In this deteriorating context, the EU’s role is pivotal and irreplaceable. The EU remains one of the world’s largest champions of children’s rights, human development and multilateral governance, and its investments generate strong returns in both development and stability. The €200 million Global Europe allocation and the proposal to dedicate €25 billion to humanitarian aid demonstrate the EU’s commitment to addressing children’s needs where they are most acute. Furthermore, ODA generates significant value: every euro invested in children produces substantial social and economic returns, with child focused interventions ranking among the most effective levers of long-term stability. Crucially, predictable, multiyear EU support prevents the shift to short-term, reactive programming that is more costly and less effective.
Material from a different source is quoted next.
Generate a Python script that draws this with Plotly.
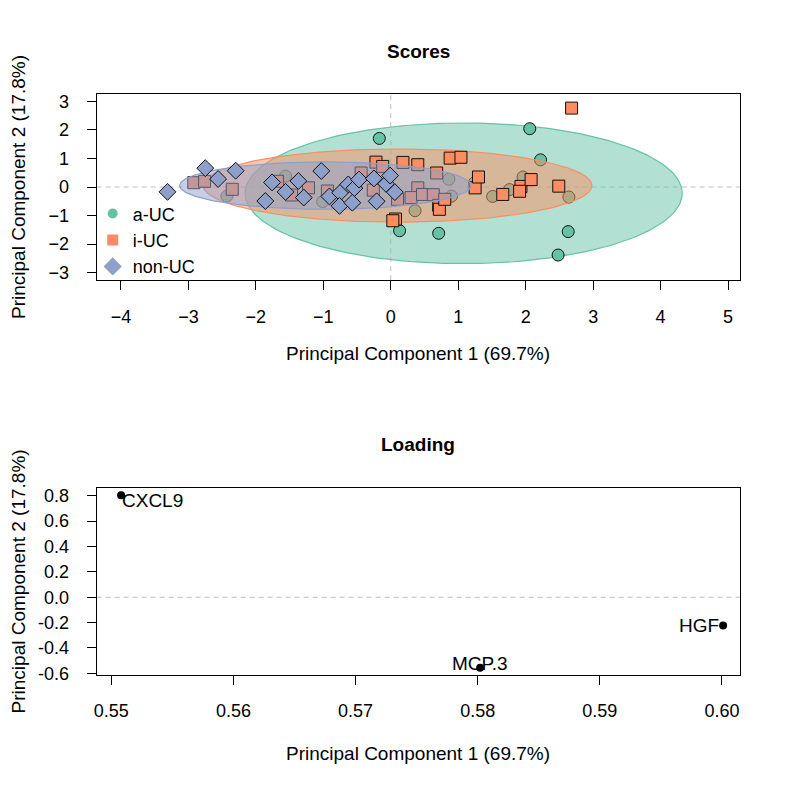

As donor solidarity declines and fragility deepens, Global Gateway can play a decisive role in mitigating risks for children by directing investment toward human-centred and resilience building infrastructure. By prioritisingprojects that strengthen food systems, enhance access to essential health and education services, and build climate resilient communities, Global Gateway can help shield children from the cascading effects of conflict, hunger and instability. Integrating anticipatory action and risk informed planning into Global Gateway programming would further ensure that crises are addressed before they escalate, an approach which is both lifesaving and cost-efficient. In this way, Global Gateway becomes not only an instrument of connectivity but also a strategic pillar in preventing humanitarian deterioration, protecting children’s futures and reducing the long-term costs of crisis response.
To end, the EU’s cooperation with multilateral partners, including the UN, supports principled, neutral and needs based delivery, particularly in fragile and hard to reach settings and remains an important factor in ensuring that EU investments achieve scale and reach the most vulnerable children. Ultimately, reduced EU investment would not save resources; it would export instability and suffering back to the EU’s borders. Sustained, child centred EU leadership is therefore not only a moral imperative, but also a matter of strategic self-interest.